Canada / Psychothérapeutes abusifs : prévention

Au Québec, la loi 21 obligeant toute personne à détenir un permis pour exercer la psychothérapie est entrée en vigueur en juin 2012. Tout en permettant à d’autres professionnels que les psychologues d’ac¬céder au titre de psychothérapeute, cette loi est suffisamment exigeante pour inciter les candidats à acquérir le titre par la voie classique de formation de psychologue.


Un an après la promulgation de cette loi, l’Ordre des psychologues du Québec vient d’entamer une vaste campagne d’information pour alerter la population sur les risques que représentent le recours à un praticien non autorisé.(1) Tout d’abord, en diffusant une publicité télévisée « percutante et imagée ».(2) Ce spot publicitaire met en scène un personnage insouciant et peu habile « entrant dans une pièce représentant l’intérieur d’une personne, sa fragilité, son histoire, sa tête ». Le personnage casse un par un les objets fragiles qui emplissent la pièce. Cette métaphore pour signifier que l’absence de formation constitue en elle-même un danger, symbolisant « les ravages que peut subir une psyché fragile lorsqu’on s’y aventure à l’aveuglette ».

Dans le même temps, l’Ordre a mis en ligne un site, votretete.ca. L’accroche est éloquente : « Ne laissez pas n’importe qui entrer dans votre tête ». Ce site permet d’accéder à l’annuaire des praticiens autorisés et insiste sur les éléments qui doivent susciter la méfiance : promesses de résultats, supposé « pouvoirs »… Il propose également des réponses aux questions les plus fréquemment posées : qu’est-ce que la psychothérapie, qui est autorisé, comment reconnaître une fausse psychothérapie, quels sont les risques à consulter une personne non autorisée, que faire en cas de pratique illégale…

Le site insiste sur le fait que la psychothérapie est « une démarche importante » dans la vie et qu’il faut s’assurer de « consulter un professionnel autorisé par la loi » avant de l’entamer.

La présidente de l’Ordre, Rose-Marie Charest rappelle que « L’exploitation peut être financière, mais elle peut aussi être affective ».

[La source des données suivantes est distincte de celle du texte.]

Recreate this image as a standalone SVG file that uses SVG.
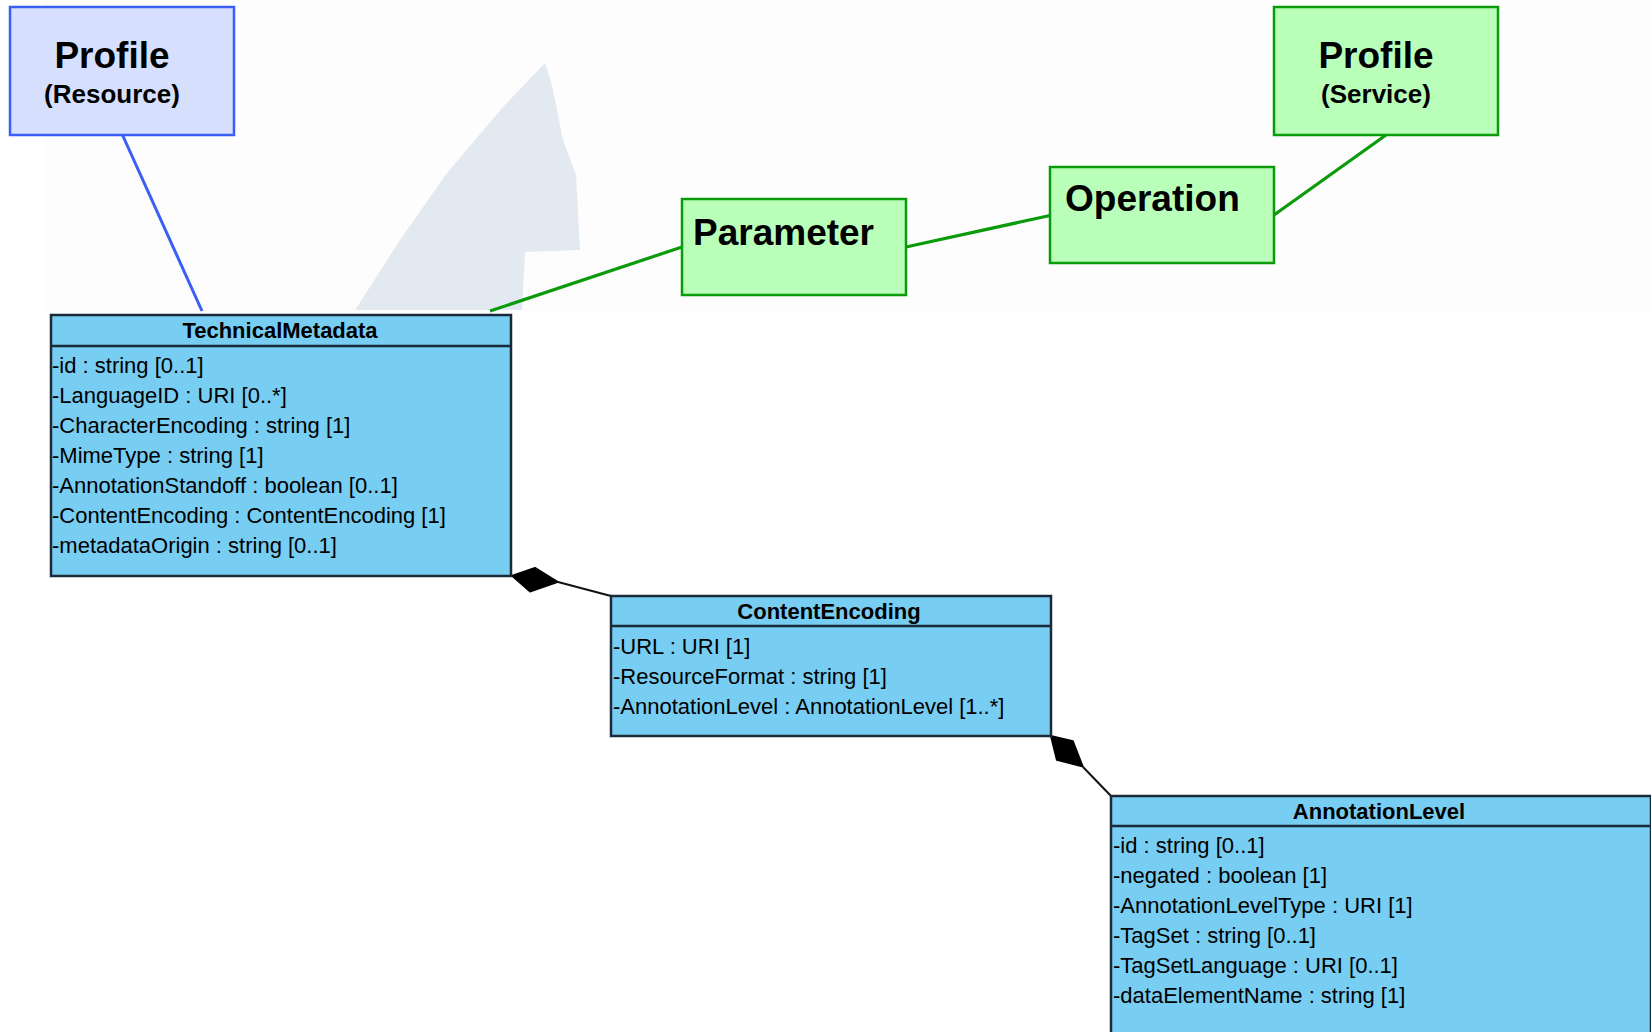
<svg xmlns="http://www.w3.org/2000/svg" width="1651" height="1032" viewBox="0 0 1651 1032">
<style>
.t{font-family:"Liberation Sans",Arial,sans-serif;fill:#000}
.big{font-size:37px;font-weight:bold}
.sub{font-size:26px;font-weight:bold}
.hd{font-size:22px;font-weight:bold;text-anchor:middle}
.at{font-size:22px}
.uml{fill:#78cdf2;stroke:#1b2a38;stroke-width:2.5}
.sep{stroke:#1b2a38;stroke-width:2.5}
.green{fill:#b9ffb9;stroke:#0a9a0a;stroke-width:2.5}
.blue{fill:#d6e0fe;stroke:#3a5ef7;stroke-width:2.5}
.gl{stroke:#0a9a0a;stroke-width:3.2;fill:none}
.bl{stroke:#3a5ef7;stroke-width:3;fill:none}
.cl{stroke:#111;stroke-width:2;fill:none}
.dia{fill:#000;stroke:#000;stroke-width:1.5;stroke-linejoin:round}
</style>
<rect width="1651" height="1032" fill="#ffffff"/>
<rect x="45" y="0" width="1606" height="311" fill="#fdfdfe"/>
<polygon points="355,310 400,240 447,173 503,107 545,63 552,85 563,140 576,175 580,250 525,252 522,310" fill="#e3e9f0"/>

<g id="connectors">
  <line class="bl" x1="122.5" y1="135" x2="202" y2="311"/>
  <line class="gl" x1="490" y1="311" x2="682" y2="247"/>
  <line class="gl" x1="906" y1="247" x2="1050" y2="215.5"/>
  <line class="gl" x1="1274" y1="215" x2="1386" y2="135"/>
  <line class="cl" x1="558" y1="582" x2="611" y2="596"/>
  <polygon class="dia" points="511.7,575.7 535,567.7 558,582 530,591.7"/>
  <line class="cl" x1="1083" y1="767" x2="1111" y2="796"/>
  <polygon class="dia" points="1050.7,735.7 1073,741 1083,766.7 1056.7,760"/>
</g>

<g id="profile-resource">
  <rect class="blue" x="10" y="7" width="224" height="128"/>
  <text class="t big" x="112" y="68" text-anchor="middle">Profile</text>
  <text class="t sub" x="112" y="103" text-anchor="middle">(Resource)</text>
</g>

<g id="profile-service">
  <rect class="green" x="1274" y="7" width="224" height="128"/>
  <text class="t big" x="1376" y="68" text-anchor="middle">Profile</text>
  <text class="t sub" x="1376" y="103" text-anchor="middle">(Service)</text>
</g>

<g id="parameter">
  <rect class="green" x="682" y="199" width="224" height="96"/>
  <text class="t big" x="693" y="245">Parameter</text>
</g>

<g id="operation">
  <rect class="green" x="1050" y="167" width="224" height="96"/>
  <text class="t big" x="1065" y="211">Operation</text>
</g>

<g id="technical-metadata">
  <rect class="uml" x="51" y="315" width="460" height="261"/>
  <line class="sep" x1="51" y1="346" x2="511" y2="346"/>
  <text class="t hd" x="280" y="338">TechnicalMetadata</text>
  <text class="t at" x="52" y="373">-id : string [0..1]</text>
  <text class="t at" x="52" y="403">-LanguageID : URI [0..*]</text>
  <text class="t at" x="52" y="433">-CharacterEncoding : string [1]</text>
  <text class="t at" x="52" y="463">-MimeType : string [1]</text>
  <text class="t at" x="52" y="493">-AnnotationStandoff : boolean [0..1]</text>
  <text class="t at" x="52" y="523">-ContentEncoding : ContentEncoding [1]</text>
  <text class="t at" x="52" y="553">-metadataOrigin : string [0..1]</text>
</g>

<g id="content-encoding">
  <rect class="uml" x="611" y="596" width="440" height="140"/>
  <line class="sep" x1="611" y1="626" x2="1051" y2="626"/>
  <text class="t hd" x="829" y="619">ContentEncoding</text>
  <text class="t at" x="613" y="654">-URL : URI [1]</text>
  <text class="t at" x="613" y="684">-ResourceFormat : string [1]</text>
  <text class="t at" x="613" y="714">-AnnotationLevel : AnnotationLevel [1..*]</text>
</g>

<g id="annotation-level">
  <rect class="uml" x="1111" y="796" width="540" height="250"/>
  <line class="sep" x1="1111" y1="826" x2="1651" y2="826"/>
  <text class="t hd" x="1379" y="819">AnnotationLevel</text>
  <text class="t at" x="1113" y="853">-id : string [0..1]</text>
  <text class="t at" x="1113" y="883">-negated : boolean [1]</text>
  <text class="t at" x="1113" y="913">-AnnotationLevelType : URI [1]</text>
  <text class="t at" x="1113" y="943">-TagSet : string [0..1]</text>
  <text class="t at" x="1113" y="973">-TagSetLanguage : URI [0..1]</text>
  <text class="t at" x="1113" y="1003">-dataElementName : string [1]</text>
</g>
</svg>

C’est l’Ordre des psychologues du Québec qui a autorité pour délivrer les nouveaux permis, exercer une surveillance sur la pratique illégale de la psychothérapie. Il a également en charge d’encadrer la pratique des 500 professionnels qui ont reçus le permis dans le cadre de l’application de la loi mais qui n’appartiennent à aucun ordre.
Pour signaler l’évènement, la journaliste Marie- Claude Malboeuf, auteure d’une grande enquête Gourou inc.(3), rappelle que 300 psychothérapeutes sont actuellement dans la ligne de mire de l’Ordre des psychologues du Québec. Ces praticiens reçoivent encore des clients alors qu’ils ne détiennent pas d’autorisation, ce qui est parfaitement interdit depuis la mise en vigueur de la loi 21. Depuis la publication de ce dossier, l’Ordre s’est associé au Collège des médecins pour convaincre le Québec de durcir la loi afin que « les poursuites (contre les charlatans) soient plus efficaces et plus pénalisantes » et pour « qu’ils arrêtent de recommencer ». Mme Charest a indiqué que l’Ordre « ne laissera pas tomber ça dans le vide ».

(1) Lire pour rappel « Législation sur la pratique de la psychothérapie : après la France, le Canada et la Belgique » accessible sur le site de l’UNADFI
(2) Visionner la publicité
(3) Pour rappel : Marie-Claude Malboeuf est la journaliste qui a mené une grande enquête sur les gourous. Ce dossier édifiant, publié en 2012, est constitué de plusieurs témoignages dans lesquels les victimes ont raconté comment des charlatans les avaient conduites au bord du gouffre : dépenses folles, viols, séjour en psychiatrie, quasi-suicides… D’une grande qualité, ce dossier dont nous nous étions déjà fait l’écho (Actualités d’octobre 2012 et sur le site de l’UNADFI), a été évoqué par la commission d’enquête du Sénat en avril dernier.